Existing tissue-derived liver organoid models consist of only one cell type and fail to replicate the complex cellular composition and tissue architecture, such as the liver periportal region. Complex 3D multicellular models that capture human liver portal cellular interactions do not exist for adult human liver tissue yet. This limits the ability to study liver disease and develop new treatments.
In the recent study, published in the journal Nature, researchers developed a patient-specific human periportal liver assembloid. This advanced liver model features adult human cholangiocytes, liver mesenchymal cells, and hepatocytes, which were derived from 28 patients. It contains multiple cells, which are combined together in a process similar to LEGO. Once assembled, the cells self-organize into 3D structures that reproduce in vitro the cellular arrangements and cell-cell interactions of the tissue in vivo.
One of the four lead authors says, “When we received the tissue from the patients, we first had to separate the individual cell types and expand them in a dish before combining them again.” The culture conditions were further optimized into what are now the final culture conditions to expand human hepatocytes.

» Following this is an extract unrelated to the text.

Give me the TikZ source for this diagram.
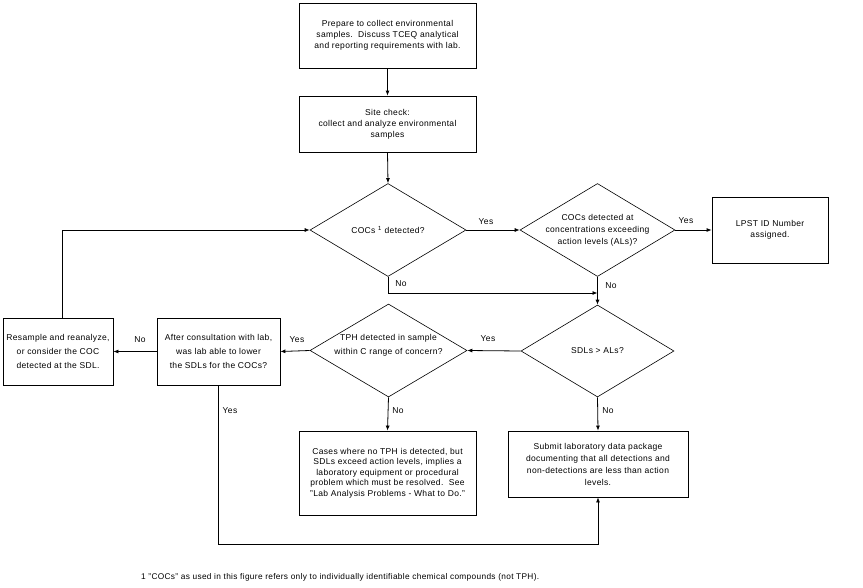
\documentclass[tikz,border=0pt]{standalone}
\usepackage{fontspec}
\setmainfont{Liberation Sans}[LetterSpace=4]
\usetikzlibrary{shapes.geometric,arrows.meta}
\newcommand{\fs}{\fontsize{8.5}{11}\selectfont}
\begin{document}
\begin{tikzpicture}[x=1pt,y=-1pt,
  box/.style={draw, line width=0.8pt, inner sep=0pt, align=center, font=\fs},
  dia/.style={draw, diamond, inner sep=0pt, line width=0.6pt},
  txt/.style={align=center, font=\fs, inner sep=0pt},
  arr/.style={-{Latex[length=5pt,width=4pt]}, line width=0.8pt},
  lbl/.style={font=\fs, inner sep=0pt}]
\useasboundingbox (0,0) rectangle (863,587);
% boxes
\node[box, minimum width=177pt, minimum height=65pt] (prep) at (387.5,35.5)
  {Prepare to collect environmental\\samples.\ \ Discuss TCEQ analytical\\and reporting requirements with lab.};
\node[box, minimum width=177pt, minimum height=56pt] (site) at (387.5,124)
  {Site check:\\collect and analyze environmental\\samples};
\node[box, minimum width=116pt, minimum height=66pt] (lpst) at (770,230)
  {LPST ID Number\\assigned.};
\node[box, minimum width=123pt, minimum height=67pt, font=\fontsize{8.5}{14}\selectfont] (after) at (218.5,351.5)
  {After consultation with lab,\\was lab able to lower\\the SDLs for the COCs?};
\node[box, minimum width=110pt, minimum height=67pt, font=\fontsize{8.5}{14}\selectfont] (res) at (58,351.5)
  {Resample and reanalyze,\\or consider the COC\\detected at the SDL.};
\node[box, minimum width=177pt, minimum height=84pt, font=\fontsize{8.5}{10.5}\selectfont] (cases) at (387.5,473)
  {Cases where no TPH is detected, but\\SDLs exceed action levels, implies a\\laboratory equipment or procedural\\problem which must be resolved.\ \ See\\"Lab Analysis Problems - What to Do."};
\node[box, minimum width=180pt, minimum height=66pt, font=\fontsize{8.5}{12}\selectfont] (sub) at (598,464)
  {Submit laboratory data package\\documenting that all detections and\\non-detections are less than action\\levels.};
% diamonds
\node[dia, minimum width=156pt, minimum height=93pt] (d1) at (388,230) {};
\node[txt] (t1) at (d1) {COCs \textsuperscript{1} detected?};
\node[dia, minimum width=155pt, minimum height=93pt] (d2) at (597.5,230) {};
\node[txt, font=\fontsize{8.5}{12}\selectfont] (t2) at (d2) {COCs detected at\\concentrations exceeding\\action levels (ALs)?};
\node[dia, minimum width=153pt, minimum height=92pt] (d3) at (597.5,351) {};
\node[txt] (t3) at (d3) {SDLs > ALs?};
\node[dia, minimum width=157pt, minimum height=93pt] (d4) at (388.5,350.5) {};
\node[txt, font=\fontsize{8.5}{14}\selectfont] (t4) at (388.5,345) {TPH detected in sample\\within C range of concern?};
% connectors
\coordinate (j) at (597.5,293);
\coordinate (bot) at (0,544);
\coordinate (rtop) at (62,318);
\draw[arr] (prep.south) -- (site.north);
\draw[arr] (site.south) -- (d1.north);
\draw[arr] (d1.east) -- (d2.west);
\draw[arr] (d2.east) -- (lpst.west);
\draw[arr] (d1.south) |- (j);
\draw[arr] (d2.south) -- (d3.north);
\draw[arr] (d3.west) -- (d4.east);
\draw[arr] (d4.west) -- (after.east);
\draw[arr] (after.west) -- (res.east);
\draw[arr] (rtop) |- (d1.west);
\draw[arr] (d4.south) -- (cases.north);
\draw[arr] (d3.south) -- (sub.north);
\draw[arr] (after.south) -- (after.south |- bot) -| (sub.south);
% labels
\node[lbl] (l1) at (486,222) {Yes};
\node[lbl] (l2) at (686,221) {Yes};
\node[lbl] (l3) at (401,284) {No};
\node[lbl] (l4) at (611,286) {No};
\node[lbl] (l5) at (488,339) {Yes};
\node[lbl] (l6) at (297,340) {Yes};
\node[lbl] (l7) at (140,340) {No};
\node[lbl] (l8) at (230,411) {Yes};
\node[lbl] (l9) at (398,411) {No};
\node[lbl] (l10) at (608,411) {No};
% footnote
\node[lbl, anchor=west, font=\fontsize{8.3}{11}\selectfont] (fn) at (141,577) {1 "COCs" as used in this figure refers only to individually identifiable chemical compounds (not TPH).};
\end{tikzpicture}
\end{document}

Another lead author of the study continued the work by finding conditions to mature the cells in vitro. The author says, “I was able to develop the liver model further, so it featured bile canaliculi, which drain into the bile duct in the liver periportal region. When this bile drainage system is disrupted, it causes liver damage and disease. This is why it was so important for our liver models to include bile canaliculi. The present study is the first complex human liver model outside of the body that has bile canaliculi.”
Another lead author then worked on combining the cells to make the periportal assembloids. First, the author labeled the different cells (liver mesenchymal cells and cholangiocytes) in order to be able to track them once combined. Then, the right conditions were found to induce their self-assembly. “Additionally, I optimized the periportal assembloid protocol from the assembly method to the media that the cells were growing in. The proper medium is essential for promoting the cells' growth and differentiation,” says the author.
Another lead author of the study was mainly responsible for the molecular and functional characterization of the liver models. “I was looking at how well the models were performing their function. I tested how well our liver models function compared to normal human liver cells. With the help of computational biologist, I tested that the models correctly captured the gene expression of the living tissue.” With their existing liver models, the group created a living biobank of hepatocyte organoids from 28 patients, which can be frozen and thawed to reinitiate cultures when needed.
These patient-derived hepatocyte organoids sustained long-term expansion of hepatocytes in vitro and maintained patient-specific gene expression and bile canaliculus features and function of the in vivo tissue. After transplantation, expanded h-HepOrgs rescued the phenotype of a mouse model of liver disease.
By combining h-HepOrgs with portal mesenchyme and previously published cholangiocyte organoids4–6 , the researchers generated patient-specific periportal liver assembloids that retain the histological arrangement, gene expression and cell interactions of periportal liver tissue, with cholangiocytes and mesenchyme embedded in the hepatocyte parenchyma. They leveraged this platform to model aspects of biliary fibrosis.